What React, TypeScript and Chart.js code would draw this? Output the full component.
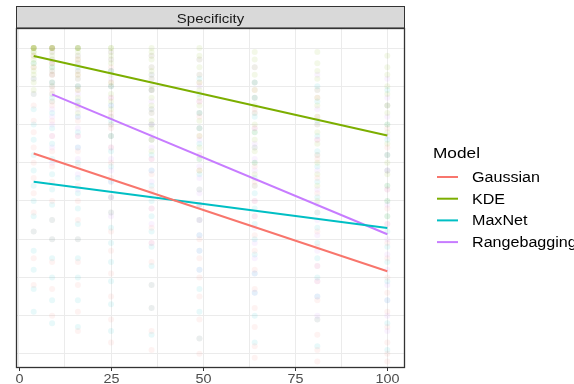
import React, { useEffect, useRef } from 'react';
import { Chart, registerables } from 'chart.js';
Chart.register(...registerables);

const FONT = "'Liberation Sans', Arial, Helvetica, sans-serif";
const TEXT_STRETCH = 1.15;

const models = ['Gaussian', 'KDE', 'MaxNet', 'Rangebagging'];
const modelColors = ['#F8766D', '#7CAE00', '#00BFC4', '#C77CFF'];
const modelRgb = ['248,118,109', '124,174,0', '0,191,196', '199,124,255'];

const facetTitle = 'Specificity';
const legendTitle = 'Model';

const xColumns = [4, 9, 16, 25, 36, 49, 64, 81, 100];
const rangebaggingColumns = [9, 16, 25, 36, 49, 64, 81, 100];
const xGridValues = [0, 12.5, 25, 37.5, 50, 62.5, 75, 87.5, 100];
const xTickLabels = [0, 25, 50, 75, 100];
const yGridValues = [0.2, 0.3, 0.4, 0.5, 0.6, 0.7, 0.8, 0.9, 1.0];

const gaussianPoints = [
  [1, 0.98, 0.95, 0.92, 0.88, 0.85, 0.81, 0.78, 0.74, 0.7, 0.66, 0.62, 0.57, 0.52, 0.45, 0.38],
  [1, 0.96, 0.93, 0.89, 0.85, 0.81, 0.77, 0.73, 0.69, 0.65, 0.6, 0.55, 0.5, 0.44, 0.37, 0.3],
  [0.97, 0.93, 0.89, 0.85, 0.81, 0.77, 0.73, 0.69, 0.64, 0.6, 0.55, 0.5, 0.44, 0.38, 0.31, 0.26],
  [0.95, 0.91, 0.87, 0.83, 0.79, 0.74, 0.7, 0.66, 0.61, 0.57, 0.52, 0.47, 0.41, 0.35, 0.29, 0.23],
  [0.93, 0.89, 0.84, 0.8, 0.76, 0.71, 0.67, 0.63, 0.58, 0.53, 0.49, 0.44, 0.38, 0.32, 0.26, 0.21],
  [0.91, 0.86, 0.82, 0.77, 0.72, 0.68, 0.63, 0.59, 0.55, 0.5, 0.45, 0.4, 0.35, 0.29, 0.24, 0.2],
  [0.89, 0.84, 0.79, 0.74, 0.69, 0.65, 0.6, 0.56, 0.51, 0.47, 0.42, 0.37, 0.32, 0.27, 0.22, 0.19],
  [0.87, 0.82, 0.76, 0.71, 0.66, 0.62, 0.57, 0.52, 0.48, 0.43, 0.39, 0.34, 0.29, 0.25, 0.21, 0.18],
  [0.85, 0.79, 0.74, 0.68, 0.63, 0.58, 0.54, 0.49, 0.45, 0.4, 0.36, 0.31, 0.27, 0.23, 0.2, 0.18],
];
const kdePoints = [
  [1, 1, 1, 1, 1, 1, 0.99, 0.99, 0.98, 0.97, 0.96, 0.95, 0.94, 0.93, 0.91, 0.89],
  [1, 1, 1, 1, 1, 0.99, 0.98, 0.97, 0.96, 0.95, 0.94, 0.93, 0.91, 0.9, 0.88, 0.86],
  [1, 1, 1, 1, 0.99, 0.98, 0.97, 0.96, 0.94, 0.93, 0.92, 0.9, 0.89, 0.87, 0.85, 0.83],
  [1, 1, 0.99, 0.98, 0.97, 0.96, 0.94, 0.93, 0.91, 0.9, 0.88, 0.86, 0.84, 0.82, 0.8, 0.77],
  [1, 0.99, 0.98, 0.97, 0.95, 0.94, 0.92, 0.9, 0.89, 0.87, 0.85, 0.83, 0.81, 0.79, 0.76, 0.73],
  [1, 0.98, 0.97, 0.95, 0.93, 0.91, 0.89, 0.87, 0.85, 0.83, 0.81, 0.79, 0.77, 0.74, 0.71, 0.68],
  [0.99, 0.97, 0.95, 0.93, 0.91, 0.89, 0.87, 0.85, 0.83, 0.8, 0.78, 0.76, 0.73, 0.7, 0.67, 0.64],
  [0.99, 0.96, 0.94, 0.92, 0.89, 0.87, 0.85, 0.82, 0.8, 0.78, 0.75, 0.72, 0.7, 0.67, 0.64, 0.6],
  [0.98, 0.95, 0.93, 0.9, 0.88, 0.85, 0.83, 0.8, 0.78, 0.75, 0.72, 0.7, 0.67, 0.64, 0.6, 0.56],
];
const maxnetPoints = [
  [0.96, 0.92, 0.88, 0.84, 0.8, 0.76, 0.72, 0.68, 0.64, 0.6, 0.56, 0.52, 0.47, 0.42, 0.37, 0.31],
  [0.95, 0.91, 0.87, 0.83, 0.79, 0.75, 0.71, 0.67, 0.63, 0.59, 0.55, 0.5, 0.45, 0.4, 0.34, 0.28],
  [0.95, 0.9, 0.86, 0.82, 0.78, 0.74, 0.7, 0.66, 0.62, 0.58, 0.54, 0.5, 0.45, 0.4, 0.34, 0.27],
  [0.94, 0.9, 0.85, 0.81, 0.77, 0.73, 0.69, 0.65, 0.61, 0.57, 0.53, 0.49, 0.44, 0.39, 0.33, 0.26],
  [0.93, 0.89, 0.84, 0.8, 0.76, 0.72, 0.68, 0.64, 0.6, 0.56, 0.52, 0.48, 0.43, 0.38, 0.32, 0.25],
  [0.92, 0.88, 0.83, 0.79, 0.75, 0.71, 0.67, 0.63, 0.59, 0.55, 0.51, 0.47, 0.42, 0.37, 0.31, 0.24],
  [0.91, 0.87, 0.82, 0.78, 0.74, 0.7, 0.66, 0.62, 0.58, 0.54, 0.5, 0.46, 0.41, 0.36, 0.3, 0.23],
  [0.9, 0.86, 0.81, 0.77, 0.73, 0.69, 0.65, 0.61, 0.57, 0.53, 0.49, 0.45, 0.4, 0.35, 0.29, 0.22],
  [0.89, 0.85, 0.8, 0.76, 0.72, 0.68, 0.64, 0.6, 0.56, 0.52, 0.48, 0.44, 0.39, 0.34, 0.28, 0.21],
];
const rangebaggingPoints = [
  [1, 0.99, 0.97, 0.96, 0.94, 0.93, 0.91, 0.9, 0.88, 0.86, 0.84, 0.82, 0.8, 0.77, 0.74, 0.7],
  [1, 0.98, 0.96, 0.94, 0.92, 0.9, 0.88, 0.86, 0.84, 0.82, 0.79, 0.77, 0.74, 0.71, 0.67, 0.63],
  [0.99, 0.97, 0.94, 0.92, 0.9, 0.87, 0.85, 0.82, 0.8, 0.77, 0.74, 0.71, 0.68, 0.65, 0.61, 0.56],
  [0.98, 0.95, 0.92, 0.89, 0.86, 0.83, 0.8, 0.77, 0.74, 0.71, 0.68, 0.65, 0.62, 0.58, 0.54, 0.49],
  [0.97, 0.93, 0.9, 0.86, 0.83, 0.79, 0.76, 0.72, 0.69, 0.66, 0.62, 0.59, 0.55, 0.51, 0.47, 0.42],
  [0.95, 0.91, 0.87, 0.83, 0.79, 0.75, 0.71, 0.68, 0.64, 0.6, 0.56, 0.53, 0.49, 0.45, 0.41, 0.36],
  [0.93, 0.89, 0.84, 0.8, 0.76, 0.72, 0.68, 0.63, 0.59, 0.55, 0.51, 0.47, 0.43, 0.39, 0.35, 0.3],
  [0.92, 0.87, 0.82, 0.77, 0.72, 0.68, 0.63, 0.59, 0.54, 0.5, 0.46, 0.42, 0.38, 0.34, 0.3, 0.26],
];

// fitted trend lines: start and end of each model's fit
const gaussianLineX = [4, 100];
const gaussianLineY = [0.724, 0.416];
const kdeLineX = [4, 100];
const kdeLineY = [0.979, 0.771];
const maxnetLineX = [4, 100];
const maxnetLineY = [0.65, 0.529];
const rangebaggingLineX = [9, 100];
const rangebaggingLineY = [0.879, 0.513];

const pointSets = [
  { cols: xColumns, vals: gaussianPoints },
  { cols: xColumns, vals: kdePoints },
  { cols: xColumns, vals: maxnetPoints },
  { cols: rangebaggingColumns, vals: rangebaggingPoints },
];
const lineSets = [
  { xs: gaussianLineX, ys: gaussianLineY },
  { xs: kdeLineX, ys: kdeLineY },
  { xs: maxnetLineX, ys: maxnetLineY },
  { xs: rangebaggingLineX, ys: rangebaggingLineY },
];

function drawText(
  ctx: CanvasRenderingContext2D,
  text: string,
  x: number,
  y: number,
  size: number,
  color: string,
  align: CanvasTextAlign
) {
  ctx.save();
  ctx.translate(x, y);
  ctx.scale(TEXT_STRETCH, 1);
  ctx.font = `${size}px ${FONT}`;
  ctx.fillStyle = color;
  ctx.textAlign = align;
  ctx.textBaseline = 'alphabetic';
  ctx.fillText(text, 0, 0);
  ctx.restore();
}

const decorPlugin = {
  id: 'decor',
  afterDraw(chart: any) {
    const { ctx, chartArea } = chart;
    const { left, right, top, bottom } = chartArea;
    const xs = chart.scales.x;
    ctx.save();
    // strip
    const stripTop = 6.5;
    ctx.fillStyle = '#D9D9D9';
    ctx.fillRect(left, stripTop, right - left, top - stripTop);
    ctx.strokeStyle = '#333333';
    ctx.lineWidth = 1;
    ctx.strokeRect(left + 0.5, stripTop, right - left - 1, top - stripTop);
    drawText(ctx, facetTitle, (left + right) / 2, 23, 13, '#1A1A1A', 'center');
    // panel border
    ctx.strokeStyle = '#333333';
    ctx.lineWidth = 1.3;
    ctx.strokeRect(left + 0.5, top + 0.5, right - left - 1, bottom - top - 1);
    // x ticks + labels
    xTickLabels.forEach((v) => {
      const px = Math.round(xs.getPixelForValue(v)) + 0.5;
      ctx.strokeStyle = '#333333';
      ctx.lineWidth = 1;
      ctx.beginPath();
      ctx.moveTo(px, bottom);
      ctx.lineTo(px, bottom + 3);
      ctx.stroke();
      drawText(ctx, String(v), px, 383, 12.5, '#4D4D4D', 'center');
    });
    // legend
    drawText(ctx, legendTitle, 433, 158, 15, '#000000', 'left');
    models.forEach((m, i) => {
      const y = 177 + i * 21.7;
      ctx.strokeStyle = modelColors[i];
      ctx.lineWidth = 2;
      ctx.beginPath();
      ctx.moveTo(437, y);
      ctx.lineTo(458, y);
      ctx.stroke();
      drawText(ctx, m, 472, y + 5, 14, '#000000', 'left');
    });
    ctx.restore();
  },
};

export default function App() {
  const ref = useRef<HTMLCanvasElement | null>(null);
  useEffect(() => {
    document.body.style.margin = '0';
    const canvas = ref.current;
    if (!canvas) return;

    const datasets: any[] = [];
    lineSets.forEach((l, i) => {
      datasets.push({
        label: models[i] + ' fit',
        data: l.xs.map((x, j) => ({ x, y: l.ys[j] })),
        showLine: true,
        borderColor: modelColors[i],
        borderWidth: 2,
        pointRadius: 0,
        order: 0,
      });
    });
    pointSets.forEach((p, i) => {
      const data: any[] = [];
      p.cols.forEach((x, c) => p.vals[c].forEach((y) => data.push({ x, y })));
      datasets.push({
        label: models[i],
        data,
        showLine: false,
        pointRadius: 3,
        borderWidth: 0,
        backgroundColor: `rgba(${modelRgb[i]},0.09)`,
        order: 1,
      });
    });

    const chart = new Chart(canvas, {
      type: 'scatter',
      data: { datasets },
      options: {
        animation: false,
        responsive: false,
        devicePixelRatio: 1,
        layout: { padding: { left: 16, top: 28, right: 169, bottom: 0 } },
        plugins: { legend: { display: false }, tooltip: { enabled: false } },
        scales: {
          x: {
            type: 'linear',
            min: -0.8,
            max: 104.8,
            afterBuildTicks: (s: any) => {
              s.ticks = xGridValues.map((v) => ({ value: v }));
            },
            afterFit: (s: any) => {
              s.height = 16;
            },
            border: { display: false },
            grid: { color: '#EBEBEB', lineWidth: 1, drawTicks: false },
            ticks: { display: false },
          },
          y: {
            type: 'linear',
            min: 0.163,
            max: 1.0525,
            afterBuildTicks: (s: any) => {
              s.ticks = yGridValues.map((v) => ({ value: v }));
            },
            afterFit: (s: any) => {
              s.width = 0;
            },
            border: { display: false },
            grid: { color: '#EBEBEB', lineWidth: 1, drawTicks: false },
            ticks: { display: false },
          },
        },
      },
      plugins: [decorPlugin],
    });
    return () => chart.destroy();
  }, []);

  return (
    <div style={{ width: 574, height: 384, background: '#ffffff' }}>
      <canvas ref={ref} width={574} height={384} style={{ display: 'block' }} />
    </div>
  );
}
....................
[STATED PROBLEM]
Reproduce the material above exactly, first line through the line that contains "Chart.register(...registerables);", minus the pictures.

[FULL RESPONSE]
What React, TypeScript and Chart.js code would draw this? Output the full component.
import React, { useEffect, useRef } from 'react';
import { Chart, registerables } from 'chart.js';
Chart.register(...registerables);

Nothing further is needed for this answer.